Ramsey Rule Assignment Help

Assignment Help: >> Optimal Commodity Taxation - Ramsey Rule

Ramsey Rule:

Ramsey rule (1927) requires that the optimal set of commodity taxes leads to an equal percentage reduction in the compensated demands for all goods and factors. Recall that compensated demand for a good is derived by keeping utility constant consequent upon a price change and assessing how demand changes with a change in the relative price only. Compensated demand  therefore captures only one component of price effect, i.e., the substitution effect as the concern of the theory of optimal taxation pertains to excess burden. By way of clarification, since optimality pertains to allocation in terms of quantities, Ramsey rule  demands "equal-percentage- change" in the quantities of each good (or factor) rather than equal percentage change in the prices as implied by uniform taxation.

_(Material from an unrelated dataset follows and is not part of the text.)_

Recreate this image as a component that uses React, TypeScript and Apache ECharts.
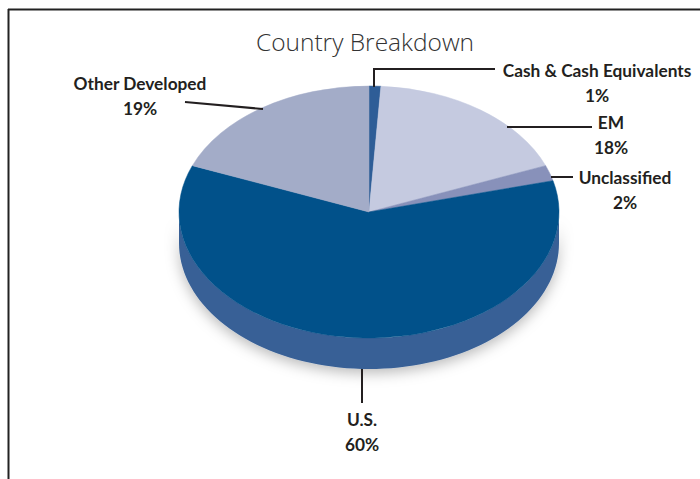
import React, { useEffect, useRef } from "react";
import * as echarts from "echarts";

const categories = ["Cash & Cash Equivalents", "EM", "Unclassified", "U.S.", "Other Developed"];
const values = [1, 18, 2, 60, 19];
const topColors = ["#2e5d97", "#c5cae0", "#8891ba", "#01518a", "#a3acc8"];
const sideColors = ["#2a5790", "#a9afc9", "#6f7aa6", "#386096", "#8a93b5"];

// layout (not data)
const CX = 369, CY = 212, RX = 190, RY = 126, DEPTH = 31;
const labelLayout = [
  { x: 597, y: 83, line: [[374, 87], [374, 69], [495, 69]] },
  { x: 611, y: 134.5, line: [[507, 127], [592, 127]] },
  { x: 625, y: 190, line: [[551, 177], [573, 177]] },
  { x: 362, y: 431.5, line: [[362, 369], [362, 403]] },
  { x: 140, y: 95.5, line: [[185, 102], [263, 109]] },
];

const total = values.reduce((a, b) => a + b, 0);
const starts: number[] = [];
{
  let acc = 0;
  values.forEach((v) => {
    starts.push((acc / total) * Math.PI * 2);
    acc += v;
  });
}

function pt(t: number, dy: number) {
  return [CX + RX * Math.sin(t), CY - RY * Math.cos(t) + dy];
}

export default function App() {
  const ref = useRef<HTMLDivElement>(null);
  useEffect(() => {
    const chart = echarts.init(ref.current!, undefined, { renderer: "svg" });
    const data = values.map((v, i) => ({ name: categories[i], value: v }));
    const option: any = {
      animation: false,
      backgroundColor: "#ffffff",
      series: [
        {
          type: "custom",
          coordinateSystem: "none",
          z: 1,
          data,
          renderItem: (params: any, api: any) => {
            const i = params.dataIndex;
            const a0 = starts[i];
            const a1 = a0 + (api.value(0) / total) * Math.PI * 2;
            const s = Math.max(a0, Math.PI / 2);
            const e = Math.min(a1, (Math.PI * 3) / 2);
            if (e <= s) return { type: "group", children: [] };
            const pts: number[][] = [];
            const N = 80;
            for (let k = 0; k <= N; k++) pts.push(pt(s + ((e - s) * k) / N, 0));
            for (let k = N; k >= 0; k--) pts.push(pt(s + ((e - s) * k) / N, DEPTH));
            return {
              type: "polygon",
              shape: { points: pts },
              style: {
                fill: sideColors[i],
                shadowBlur: 14,
                shadowColor: "rgba(0,0,0,0.28)",
                shadowOffsetY: 4,
              },
            };
          },
        },
        {
          type: "custom",
          coordinateSystem: "none",
          z: 2,
          data,
          renderItem: (params: any, api: any) => {
            const i = params.dataIndex;
            const a0 = starts[i];
            const a1 = a0 + (api.value(0) / total) * Math.PI * 2;
            return {
              type: "group",
              x: CX,
              y: CY,
              scaleY: RY / RX,
              children: [
                {
                  type: "sector",
                  shape: {
                    cx: 0,
                    cy: 0,
                    r: RX,
                    r0: 0,
                    startAngle: a0 - Math.PI / 2,
                    endAngle: a1 - Math.PI / 2,
                    clockwise: true,
                  },
                  style: { fill: topColors[i], stroke: topColors[i], lineWidth: 0.6 },
                },
              ],
            };
          },
        },
      ],
      graphic: [
        {
          type: "line",
          shape: { x1: 8, y1: 9.5, x2: 700, y2: 9.5 },
          style: { stroke: "#222", lineWidth: 2 },
        },
        {
          type: "line",
          shape: { x1: 8.5, y1: 9, x2: 8.5, y2: 479 },
          style: { stroke: "#222", lineWidth: 2 },
        },
        {
          type: "text",
          x: 365,
          y: 41,
          style: {
            text: "Country Breakdown",
            align: "center",
            verticalAlign: "middle",
            fontFamily: "Open Sans",
            fontWeight: 300,
            fontSize: 24.5,
            fill: "#333333",
          },
        },
        ...labelLayout.flatMap((l, i) => [
          {
            type: "polyline",
            shape: { points: l.line },
            style: { stroke: "#231f20", lineWidth: 2, fill: "none" },
            z: 10,
          },
          {
            type: "text",
            x: l.x,
            y: l.y,
            z: 10,
            style: {
              text: `${categories[i]}\n${values[i]}%`,
              align: "center",
              verticalAlign: "middle",
              lineHeight: 25,
              fontFamily: "Lato",
              fontWeight: "bold",
              fontSize: 17.3,
              fill: "#231f20",
            },
          },
        ]),
      ],
    };
    chart.setOption(option);
    return () => chart.dispose();
  }, []);
  return (
    <div
      ref={ref}
      style={{ position: "fixed", left: 0, top: 0, width: 700, height: 479 }}
    />
  );
}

Ramsey (1927) showed that a uniform commodity tax system, which does not change the relative prices is, in fact, rarely optimal.  It may appear that taxing goods and services at a uniform rate would be optimal, as relative prices remain unchanged. However, this is just a tax on income as real incomes falls with the rise in nominal price level on account of a rise in prices of all goods and services  rise by the same magnitude. Uniform set of taxes may therefore appeal to the policy makers apparently because relative prices remain unchanged and optimal decisions are satisfied. But ultimately it is the price - induced change in demand which matters. So,  imposing a uniform rate of tax on a good whose compensated demand is relatively elastic would generate less revenue as well as greater inefficiency as demand changes relatively more.